Formula for the future
My 90-minute conversation with the senior Iranian government official ended with him describing a way forward between the United States and Iran.
"Everything with Iranian engagement. Everything with U.S. engagement," he said.
In other words, instead of the United States saying, ''Iran out of the Persian Gulf, Iran out of Lebanon, Iran out of Iraq,'' the United States should welcome Iran's presence and work with Iran to help keep the region stable, he said.
The question now is which country will take the first step and show they're not being weak by putting diplomacy back on track.
History awaits the answer.
The bipartisan Iraq Study Group strongly recommended engaging with Iran and Syria, at least to START diplomacy, even if thre's no agreement. We also know our continued saber rattling sure as hell hasn't worked in getting them to do what we want, so...
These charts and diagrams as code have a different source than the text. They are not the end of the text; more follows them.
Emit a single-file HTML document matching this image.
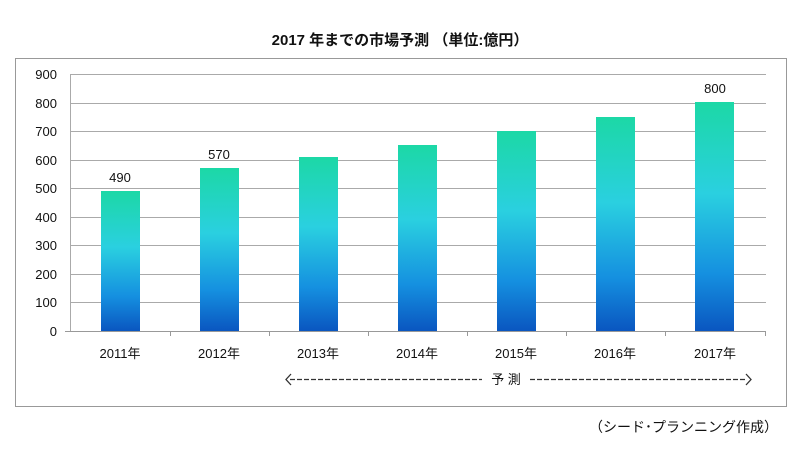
<!DOCTYPE html>
<html><head><meta charset="utf-8"><style>
body{margin:0;background:#fff;}
text{font-family:"Liberation Sans","Noto Sans CJK JP",sans-serif;fill:#111;}
</style></head><body>
<svg width="800" height="453" xmlns="http://www.w3.org/2000/svg">
<defs>
<linearGradient id="g" x1="0" y1="0" x2="0" y2="1">
<stop offset="0" stop-color="#1cd8a6"/>
<stop offset="0.4" stop-color="#2ad0e0"/>
<stop offset="0.75" stop-color="#1590e0"/>
<stop offset="1" stop-color="#0a56c0"/>
</linearGradient>
</defs>
<text x="400" y="45" text-anchor="middle" font-size="15" font-weight="bold">2017 年までの市場予測 （単位:億円）</text>
<rect x="15.5" y="58.5" width="771" height="348" fill="none" stroke="#999" stroke-width="1"/>
<g stroke="#aaa" stroke-width="1">
<line x1="70" x2="766" y1="74.5" y2="74.5"/>
<line x1="70" x2="766" y1="103.5" y2="103.5"/>
<line x1="70" x2="766" y1="131.5" y2="131.5"/>
<line x1="70" x2="766" y1="160.5" y2="160.5"/>
<line x1="70" x2="766" y1="188.5" y2="188.5"/>
<line x1="70" x2="766" y1="217.5" y2="217.5"/>
<line x1="70" x2="766" y1="245.5" y2="245.5"/>
<line x1="70" x2="766" y1="274.5" y2="274.5"/>
<line x1="70" x2="766" y1="302.5" y2="302.5"/>
<line x1="70.5" x2="70.5" y1="74" y2="331"/>
</g>
<g font-size="13" text-anchor="end">
<text x="57" y="79">900</text><text x="57" y="108">800</text><text x="57" y="136">700</text>
<text x="57" y="165">600</text><text x="57" y="193">500</text><text x="57" y="222">400</text>
<text x="57" y="250">300</text><text x="57" y="279">200</text><text x="57" y="307">100</text>
<text x="57" y="336">0</text>
</g>
<g fill="url(#g)">
<rect x="101" y="191" width="39" height="140"/>
<rect x="200" y="168" width="39" height="163"/>
<rect x="299" y="157" width="39" height="174"/>
<rect x="398" y="145" width="39" height="186"/>
<rect x="497" y="131" width="39" height="200"/>
<rect x="596" y="117" width="39" height="214"/>
<rect x="695" y="102" width="39" height="229"/>
</g>
<g stroke="#999"><line x1="65" x2="766" y1="331.5" y2="331.5"/>
<line x1="170.5" x2="170.5" y1="331" y2="336"/><line x1="269.5" x2="269.5" y1="331" y2="336"/>
<line x1="368.5" x2="368.5" y1="331" y2="336"/><line x1="467.5" x2="467.5" y1="331" y2="336"/>
<line x1="566.5" x2="566.5" y1="331" y2="336"/><line x1="665.5" x2="665.5" y1="331" y2="336"/>
<line x1="765.5" x2="765.5" y1="331" y2="336"/></g>
<g font-size="13" text-anchor="middle">
<text x="120" y="182">490</text><text x="219" y="159">570</text><text x="715" y="93">800</text>
<text x="120" y="358">2011年</text><text x="219" y="358">2012年</text><text x="318" y="358">2013年</text>
<text x="417" y="358">2014年</text><text x="516" y="358">2015年</text><text x="615" y="358">2016年</text>
<text x="715" y="358">2017年</text>
<text x="506" y="384">予 測</text>
</g>
<g stroke="#333" stroke-width="1.3" fill="none">
<polyline points="291,374 286,379.5 291,385"/>
<line x1="290" x2="482" y1="379.5" y2="379.5" stroke-dasharray="5,2"/>
<line x1="530" x2="747" y1="379.5" y2="379.5" stroke-dasharray="5,2"/>
<polyline points="746,374 751,379.5 746,385"/>
</g>
<text x="778" y="432" font-size="14" text-anchor="end">（シード･プランニング作成）</text>
</svg>
</body></html>
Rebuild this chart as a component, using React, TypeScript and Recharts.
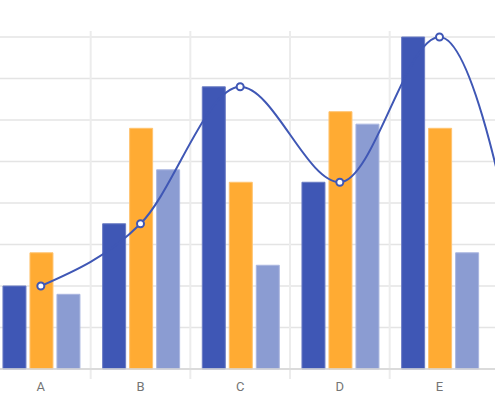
import React from 'react';
import { ComposedChart, Bar, Line, XAxis, YAxis, CartesianGrid, ReferenceLine } from 'recharts';

// categories (F sits just past the right edge of the view)
const categories = ['A', 'B', 'C', 'D', 'E', 'F'];
const shownTicks = ['A', 'B', 'C', 'D', 'E'];
const darkValues = [20, 35, 68, 45, 80, 0];
const orangeValues = [28, 58, 45, 62, 58, 30];
const lightValues = [18, 48, 25, 59, 28, 20];
const lineValues = [20, 35, 68, 45, 80, 0];
const yTicks = [0, 10, 20, 30, 40, 50, 60, 70, 80];
// category bands that get a separator line at their left edge
const separatorCats = ['B', 'C', 'D', 'E'];

const data = categories.map((name, i) => ({
  name,
  dark: darkValues[i],
  orange: orangeValues[i],
  light: lightValues[i],
  trend: lineValues[i],
}));

const SeparatorShape = (props: any) => (
  <line
    x1={props.x1}
    x2={props.x2}
    y1={Math.min(props.y1, props.y2) - 6}
    y2={Math.max(props.y1, props.y2) + 10}
    stroke="#ececec"
    strokeWidth={2}
  />
);

const App: React.FC = () => {
  return (
    <div
      style={{
        position: 'fixed',
        left: 0,
        top: 0,
        width: 495,
        height: 396,
        overflow: 'hidden',
        background: '#fff',
        fontFamily: 'Roboto, Arial, sans-serif',
      }}
    >
      <div style={{ position: 'absolute', left: -9, top: 0 }}>
        <ComposedChart
          width={598}
          height={399}
          data={data}
          margin={{ top: 37, right: 0, left: 0, bottom: 0 }}
          barCategoryGap="12%"
          barGap={4}
        >
          <CartesianGrid vertical={false} stroke="#e4e4e4" strokeWidth={1.5} />
          {separatorCats.map((c) => (
            <ReferenceLine key={c} x={c} position="start" shape={SeparatorShape} />
          ))}
          <XAxis
            dataKey="name"
            ticks={shownTicks}
            interval={0}
            axisLine={{ stroke: '#d6d6d6', strokeWidth: 1.5 }}
            tickLine={false}
            tickMargin={7}
            tick={{ fill: '#757575', fontSize: 13 }}
          />
          <YAxis hide domain={[0, 80]} ticks={yTicks} />
          <Bar dataKey="dark" fill="#3f57b5" stroke="#6b7cc4" strokeWidth={1} isAnimationActive={false} />
          <Bar dataKey="orange" fill="#ffab33" stroke="#ffc370" strokeWidth={1} isAnimationActive={false} />
          <Bar dataKey="light" fill="#8b9cd2" stroke="#aab6e0" strokeWidth={1} isAnimationActive={false} />
          <Line
            type="monotone"
            dataKey="trend"
            stroke="#3f57b5"
            strokeWidth={2}
            dot={{ r: 3.5, fill: '#fff', stroke: '#3f57b5', strokeWidth: 2 }}
            isAnimationActive={false}
          />
        </ComposedChart>
      </div>
    </div>
  );
};

export default App;
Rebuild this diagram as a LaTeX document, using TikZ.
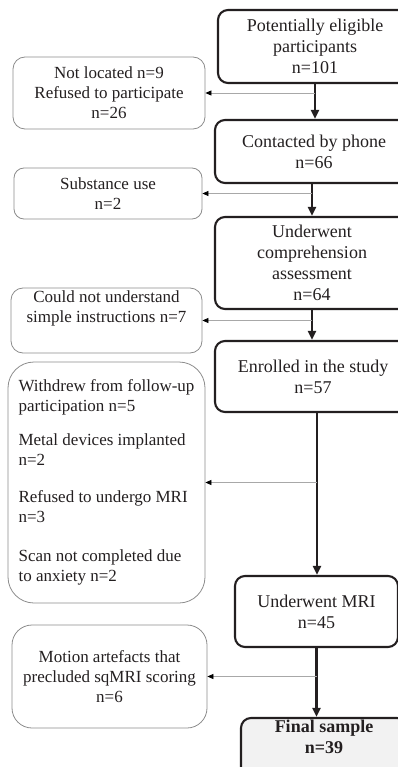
\documentclass[tikz,border=0pt]{standalone}
\usepackage{fontspec}
\setmainfont{Liberation Serif}
\usetikzlibrary{arrows.meta}
\definecolor{dark}{HTML}{231F20}
\definecolor{lgray}{HTML}{8C8C8C}
\definecolor{sgray}{HTML}{A8A8A8}
\definecolor{finalfill}{HTML}{F2F2F2}
\tikzset{
  mainbox/.style={draw=dark, line width=2.1pt, rounded corners=10pt, align=center,
    inner sep=0pt, font=\fontsize{18}{21}\selectfont, text=dark},
  sidebox/.style={draw=lgray, line width=0.8pt, rounded corners=12pt, align=center,
    inner sep=0pt, font=\fontsize{17}{20}\selectfont, text=dark},
  mainarrow/.style={draw=dark, line width=2.8pt, -{Triangle[length=9pt,width=8pt]}},
  sidearrow/.style={draw=sgray, line width=0.8pt, -{Triangle[length=6pt,width=5pt,color=black]}}
}
\begin{document}
\begin{tikzpicture}[x=1pt,y=1pt]
\useasboundingbox (0,0) rectangle (398,-767);
\clip (0,0) rectangle (398,-767);
% main column
\node[mainbox, minimum width=194pt, minimum height=73pt] (b1) at (315,-46.5)
  {Potentially eligible\\participants\\n=101};
\node[mainbox, minimum width=194pt, minimum height=63pt] (b2) at (312,-151.5)
  {\hspace*{4pt}Contacted by phone\\\hspace*{4pt}n=66};
\node[mainbox, minimum width=194pt, minimum height=92pt] (b3) at (312,-263)
  {Underwent\\comprehension\\assessment\\n=64};
\node[mainbox, minimum width=196pt, minimum height=71pt] (b4) at (313,-376.5)
  {Enrolled in the study\\n=57};
\node[mainbox, minimum width=163pt, minimum height=71pt] (b5) at (316.5,-611.5)
  {Underwent MRI\\n=45};
\node[mainbox, fill=finalfill, minimum width=166pt, minimum height=60pt, font=\fontsize{18}{21}\selectfont\bfseries] (b6) at (324,-748)
  {Final sample\\n=39\\[2pt]};
% side column
\node[sidebox, minimum width=192pt, minimum height=72pt] (l1) at (109,-93)
  {Not located n=9\\Refused to participate\\n=26};
\node[sidebox, rounded corners=10pt, minimum width=188pt, minimum height=51pt] (l2) at (108,-193.5)
  {Substance use\\n=2};
\node[sidebox, minimum width=191pt, minimum height=65pt] (l3) at (106.5,-320.5)
  {Could not understand\\simple instructions n=7\\[8pt]};
\node[sidebox, rounded corners=26pt, align=left, minimum width=197pt, minimum height=241pt] (l4) at (106.5,-482.5)
  {Withdrew from follow-up\\participation n=5\\[14pt]Metal devices implanted\\n=2\\[17pt]Refused to undergo MRI\\n=3\\[19pt]Scan not completed due\\to anxiety n=2};
\node[sidebox, rounded corners=20pt, minimum width=195pt, minimum height=103pt] (l5) at (109.5,-676.5)
  {Motion artefacts that\\precluded sqMRI scoring\\n=6};
% main arrows
\draw[mainarrow] (b1.south) -- (b1.south |- b2.north);
\draw[mainarrow] (b2.south) -- (b2.south |- b3.north);
\draw[mainarrow] (b3.south) -- (b3.south |- b4.north);
\draw[mainarrow] ([xshift=4pt]b4.south) -- ([xshift=4pt]b4.south |- b5.north);
\draw[mainarrow] (b5.south) -- (b5.south |- b6.north);
% side arrows
\draw[sidearrow] (b1.south |- l1.east) -- (l1.east);
\draw[sidearrow] (b2.south |- l2.east) -- (l2.east);
\draw[sidearrow] (b3.south |- l3.east) -- (l3.east);
\draw[sidearrow] ([xshift=4pt]b4.south |- l4.east) -- (l4.east);
\draw[sidearrow] (b5.south |- l5.east) -- (l5.east);
\end{tikzpicture}
\end{document}
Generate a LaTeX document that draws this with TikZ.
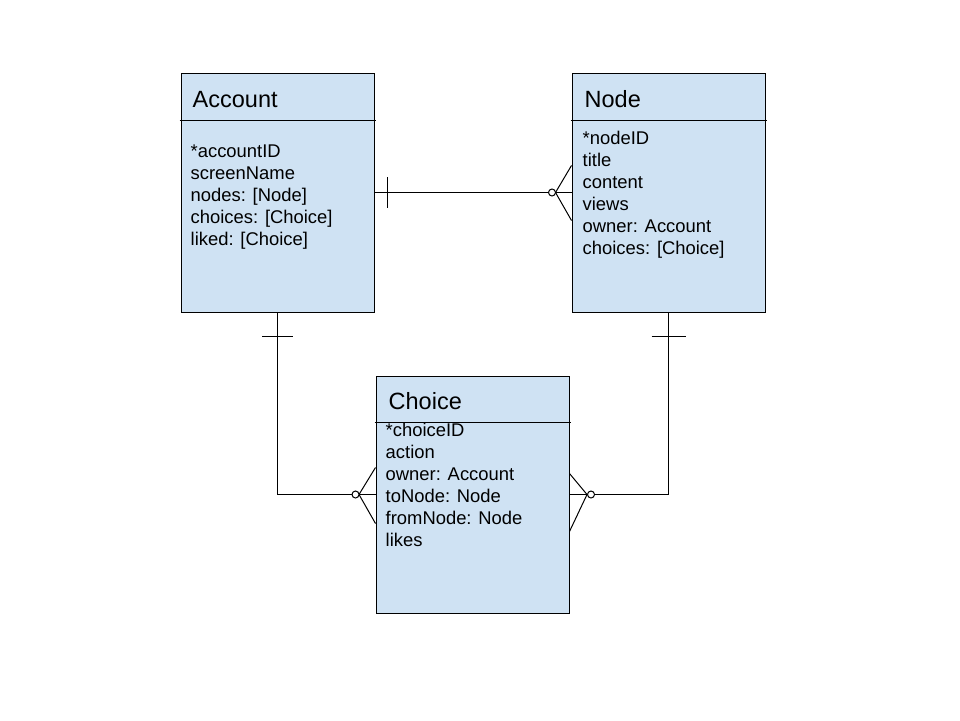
\documentclass[tikz,border=0pt]{standalone}
\usepackage{fontspec}
\setmainfont{Liberation Sans}
\definecolor{boxfill}{HTML}{CFE2F3}
\tikzset{
  entity/.style={draw=black, fill=boxfill, line width=1pt, inner sep=0pt, minimum width=193pt},
  titletext/.style={inner sep=0pt, anchor=base west, font=\fontsize{23.5}{28}\selectfont},
  attrtext/.style={inner sep=0pt, anchor=base west, font=\fontsize{18.4}{22}\selectfont},
  divider/.style={line width=1pt},
  conn/.style={line width=1pt},
  ringend/.style={line width=1pt, fill=white}
}
\begin{document}
\begin{tikzpicture}[x=1pt,y=-1pt]
\useasboundingbox[fill=white] (0,0) rectangle (960,720);
% entities
\node[entity, minimum height=239pt] (acc) at (277.5,192.5) {};
\node[entity, minimum height=239pt] (nod) at (668.5,192.5) {};
\node[entity, minimum height=237pt] (cho) at (472.5,494.5) {};
% header dividers
\draw[divider] ([shift={(-1,47.5)}]acc.north west) -- ([shift={(1,47.5)}]acc.north east);
\draw[divider] ([shift={(-1,47.5)}]nod.north west) -- ([shift={(1,47.5)}]nod.north east);
\draw[divider] ([shift={(-1,46.5)}]cho.north west) -- ([shift={(1,46.5)}]cho.north east);
% titles
\node[titletext] (acc-t) at ([shift={(12,35)}]acc.north west) {Account};
\node[titletext] (nod-t) at ([shift={(13,35)}]nod.north west) {Node};
\node[titletext] (cho-t) at ([shift={(13,33.5)}]cho.north west) {Choice};
% attributes
\foreach \t [count=\i] in {*accountID, screenName, {nodes: [Node]}, {choices: [Choice]}, {liked: [Choice]}}
  \node[attrtext] (acc-\i) at ([shift={(10,{84.5+22*(\i-1)})}]acc.north west) {\t};
\foreach \t [count=\i] in {*nodeID, title, content, views, {owner: Account}, {choices: [Choice]}}
  \node[attrtext] (nod-\i) at ([shift={(11,{72+22*(\i-1)})}]nod.north west) {\t};
\foreach \t [count=\i] in {*choiceID, action, {owner: Account}, {toNode: Node}, {fromNode: Node}, likes}
  \node[attrtext] (cho-\i) at ([shift={(10,{60.5+22*(\i-1)})}]cho.north west) {\t};
% connectors
\draw[conn] (acc.east) -- (nod.west);
\draw[conn] (acc.south) |- (cho.west);
\draw[conn] (nod.south) |- (cho.east);
% one bars
\draw[conn] ([shift={(13,-15.5)}]acc.east) -- ([shift={(13,15.5)}]acc.east);
\draw[conn] ([shift={(-15.5,24)}]acc.south) -- ([shift={(15.5,24)}]acc.south);
\draw[conn] ([shift={(-17,24)}]nod.south) -- ([shift={(17,24)}]nod.south);
% many forks with rings
\draw[conn] ([shift={(0,-27)}]nod.west) -- ([shift={(-16,0)}]nod.west) -- ([shift={(0,28)}]nod.west);
\draw[ringend] ([shift={(-19.5,0)}]nod.west) circle[radius=3.5];
\draw[conn] ([shift={(0,-27)}]cho.west) -- ([shift={(-16.5,0)}]cho.west) -- ([shift={(0,29)}]cho.west);
\draw[ringend] ([shift={(-20,0)}]cho.west) circle[radius=3.5];
\draw[conn] ([shift={(0,-21)}]cho.east) -- ([shift={(17.5,0)}]cho.east) -- ([shift={(0,37)}]cho.east);
\draw[ringend] ([shift={(21.5,0)}]cho.east) circle[radius=3.5];
\end{tikzpicture}
\end{document}
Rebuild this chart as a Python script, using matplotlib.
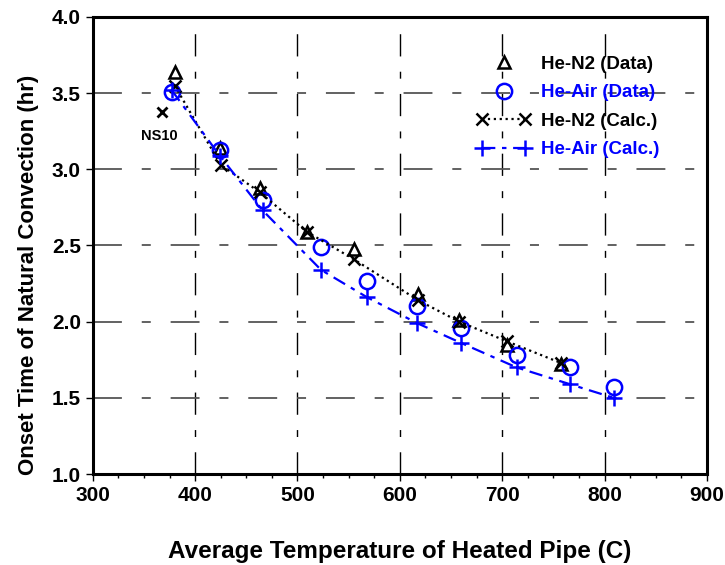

Do I completely believe what the guy says, no of course not. Yes, I also know that Iran is engaged in shady doings in the middle east that work to our detriment. I also know, though, that diplomatic means have been successfully used elsewhere to stop such things in the past, and they're sure as hell a lot cheaper than war. Not to mention, as the old saying goes, you get a lot more flies with honey than vinegar. We've been trying vinegar with no success, so time to try another approach, perhaps.